What to do:
Repeat verbatim the lines from the one containing "Convert this chart" to the one containing "Chart.register(...registerables);", ends included, minus any pictures.

Data extract:
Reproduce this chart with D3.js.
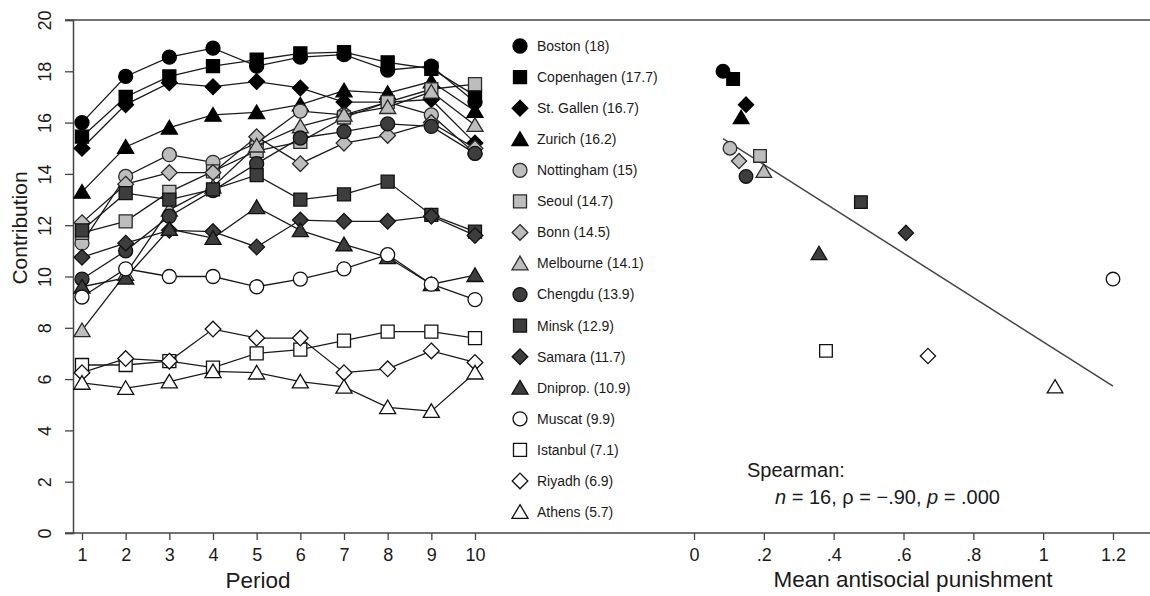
--
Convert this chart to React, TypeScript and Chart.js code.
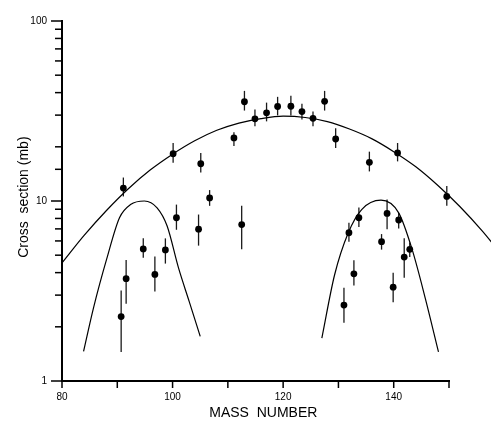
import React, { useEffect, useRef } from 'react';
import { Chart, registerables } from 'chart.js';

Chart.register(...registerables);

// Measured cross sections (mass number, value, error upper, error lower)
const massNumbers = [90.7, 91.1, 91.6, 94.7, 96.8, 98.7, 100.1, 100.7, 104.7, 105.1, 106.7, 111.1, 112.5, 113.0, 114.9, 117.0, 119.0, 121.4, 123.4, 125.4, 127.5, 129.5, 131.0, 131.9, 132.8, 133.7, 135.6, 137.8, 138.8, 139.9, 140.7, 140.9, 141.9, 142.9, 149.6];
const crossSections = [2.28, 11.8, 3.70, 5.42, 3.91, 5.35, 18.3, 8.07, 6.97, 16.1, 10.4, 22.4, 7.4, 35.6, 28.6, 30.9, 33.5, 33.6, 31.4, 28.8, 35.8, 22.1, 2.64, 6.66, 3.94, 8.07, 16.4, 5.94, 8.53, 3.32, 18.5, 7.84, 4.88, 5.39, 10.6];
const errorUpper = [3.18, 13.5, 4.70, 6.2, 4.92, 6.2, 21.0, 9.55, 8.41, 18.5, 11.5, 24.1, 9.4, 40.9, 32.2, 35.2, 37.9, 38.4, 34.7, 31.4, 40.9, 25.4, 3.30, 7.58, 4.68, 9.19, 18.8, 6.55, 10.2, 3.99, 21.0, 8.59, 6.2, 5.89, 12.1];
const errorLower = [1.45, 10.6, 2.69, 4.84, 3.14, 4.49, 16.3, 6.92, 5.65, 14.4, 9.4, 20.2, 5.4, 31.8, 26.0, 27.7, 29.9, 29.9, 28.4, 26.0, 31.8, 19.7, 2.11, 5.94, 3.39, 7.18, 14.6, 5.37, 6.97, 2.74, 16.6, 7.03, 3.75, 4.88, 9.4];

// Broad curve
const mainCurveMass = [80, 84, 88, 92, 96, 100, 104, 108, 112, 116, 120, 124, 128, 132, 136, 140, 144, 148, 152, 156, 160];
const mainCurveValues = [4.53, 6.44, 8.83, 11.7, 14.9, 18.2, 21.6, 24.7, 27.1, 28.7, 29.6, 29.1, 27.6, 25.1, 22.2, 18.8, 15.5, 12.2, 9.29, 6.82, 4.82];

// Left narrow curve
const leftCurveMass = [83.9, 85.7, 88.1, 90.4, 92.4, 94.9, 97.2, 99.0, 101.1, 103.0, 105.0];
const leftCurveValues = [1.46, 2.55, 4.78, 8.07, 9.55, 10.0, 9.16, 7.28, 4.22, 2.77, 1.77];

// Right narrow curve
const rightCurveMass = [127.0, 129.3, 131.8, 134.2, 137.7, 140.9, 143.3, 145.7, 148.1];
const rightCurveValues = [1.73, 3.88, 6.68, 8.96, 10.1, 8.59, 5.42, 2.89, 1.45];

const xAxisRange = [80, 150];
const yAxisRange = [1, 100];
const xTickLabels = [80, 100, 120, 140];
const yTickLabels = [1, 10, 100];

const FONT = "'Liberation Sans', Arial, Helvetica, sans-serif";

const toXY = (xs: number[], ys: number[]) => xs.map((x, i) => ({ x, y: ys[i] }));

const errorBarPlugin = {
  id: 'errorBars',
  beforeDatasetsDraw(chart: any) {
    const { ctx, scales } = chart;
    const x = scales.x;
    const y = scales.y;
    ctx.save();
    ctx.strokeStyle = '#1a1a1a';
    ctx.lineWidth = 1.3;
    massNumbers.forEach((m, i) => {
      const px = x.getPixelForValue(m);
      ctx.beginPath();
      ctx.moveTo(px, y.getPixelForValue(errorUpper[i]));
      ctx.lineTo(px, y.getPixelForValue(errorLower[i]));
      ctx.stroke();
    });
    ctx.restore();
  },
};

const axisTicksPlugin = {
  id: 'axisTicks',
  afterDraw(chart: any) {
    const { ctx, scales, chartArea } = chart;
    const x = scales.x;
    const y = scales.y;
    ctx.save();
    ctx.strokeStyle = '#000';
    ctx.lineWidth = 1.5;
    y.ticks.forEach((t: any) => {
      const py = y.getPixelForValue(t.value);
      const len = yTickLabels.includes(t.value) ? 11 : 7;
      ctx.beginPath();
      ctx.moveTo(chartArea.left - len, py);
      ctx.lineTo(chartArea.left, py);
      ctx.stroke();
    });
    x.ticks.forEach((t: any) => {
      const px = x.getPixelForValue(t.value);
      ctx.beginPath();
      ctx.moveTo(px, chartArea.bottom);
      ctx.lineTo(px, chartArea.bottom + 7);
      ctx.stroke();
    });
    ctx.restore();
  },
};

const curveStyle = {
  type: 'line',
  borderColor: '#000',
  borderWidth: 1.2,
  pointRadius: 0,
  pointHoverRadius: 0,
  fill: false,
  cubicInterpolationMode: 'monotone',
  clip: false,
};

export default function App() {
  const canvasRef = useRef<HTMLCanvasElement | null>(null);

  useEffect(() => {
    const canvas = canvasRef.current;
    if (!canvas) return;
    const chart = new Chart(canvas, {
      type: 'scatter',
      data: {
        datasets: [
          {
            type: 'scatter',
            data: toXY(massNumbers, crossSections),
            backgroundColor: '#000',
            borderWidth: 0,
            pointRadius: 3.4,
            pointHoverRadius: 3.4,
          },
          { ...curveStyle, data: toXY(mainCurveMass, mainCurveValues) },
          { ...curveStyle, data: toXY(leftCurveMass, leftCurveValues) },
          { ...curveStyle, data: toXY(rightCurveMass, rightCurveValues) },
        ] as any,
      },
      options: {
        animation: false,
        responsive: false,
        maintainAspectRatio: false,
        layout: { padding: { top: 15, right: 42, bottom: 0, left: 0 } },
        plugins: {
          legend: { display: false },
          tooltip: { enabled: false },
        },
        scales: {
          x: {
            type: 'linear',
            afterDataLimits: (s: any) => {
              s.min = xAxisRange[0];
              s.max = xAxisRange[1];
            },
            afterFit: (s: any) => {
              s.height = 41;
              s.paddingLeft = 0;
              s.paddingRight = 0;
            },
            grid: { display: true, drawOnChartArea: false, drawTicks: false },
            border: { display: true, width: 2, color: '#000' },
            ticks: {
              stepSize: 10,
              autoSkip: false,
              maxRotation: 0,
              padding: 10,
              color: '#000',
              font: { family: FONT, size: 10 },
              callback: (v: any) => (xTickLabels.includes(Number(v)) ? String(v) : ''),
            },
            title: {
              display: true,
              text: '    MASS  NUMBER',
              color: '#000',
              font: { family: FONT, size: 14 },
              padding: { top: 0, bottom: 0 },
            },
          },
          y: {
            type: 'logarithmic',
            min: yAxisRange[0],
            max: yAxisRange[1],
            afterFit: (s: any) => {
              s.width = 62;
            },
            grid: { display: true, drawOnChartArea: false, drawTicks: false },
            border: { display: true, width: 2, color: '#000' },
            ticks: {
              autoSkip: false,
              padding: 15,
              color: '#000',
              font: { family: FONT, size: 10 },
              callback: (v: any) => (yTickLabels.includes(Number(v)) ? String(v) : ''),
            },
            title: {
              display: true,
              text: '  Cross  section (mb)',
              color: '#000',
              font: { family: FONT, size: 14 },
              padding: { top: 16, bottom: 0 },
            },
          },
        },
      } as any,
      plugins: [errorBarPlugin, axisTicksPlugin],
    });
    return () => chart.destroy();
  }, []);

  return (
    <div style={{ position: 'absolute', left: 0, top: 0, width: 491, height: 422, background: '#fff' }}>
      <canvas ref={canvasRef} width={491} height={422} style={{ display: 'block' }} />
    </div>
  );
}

Output of the exercise:
Convert this chart to React, TypeScript and Chart.js code.
import React, { useEffect, useRef } from 'react';
import { Chart, registerables } from 'chart.js';

Chart.register(...registerables);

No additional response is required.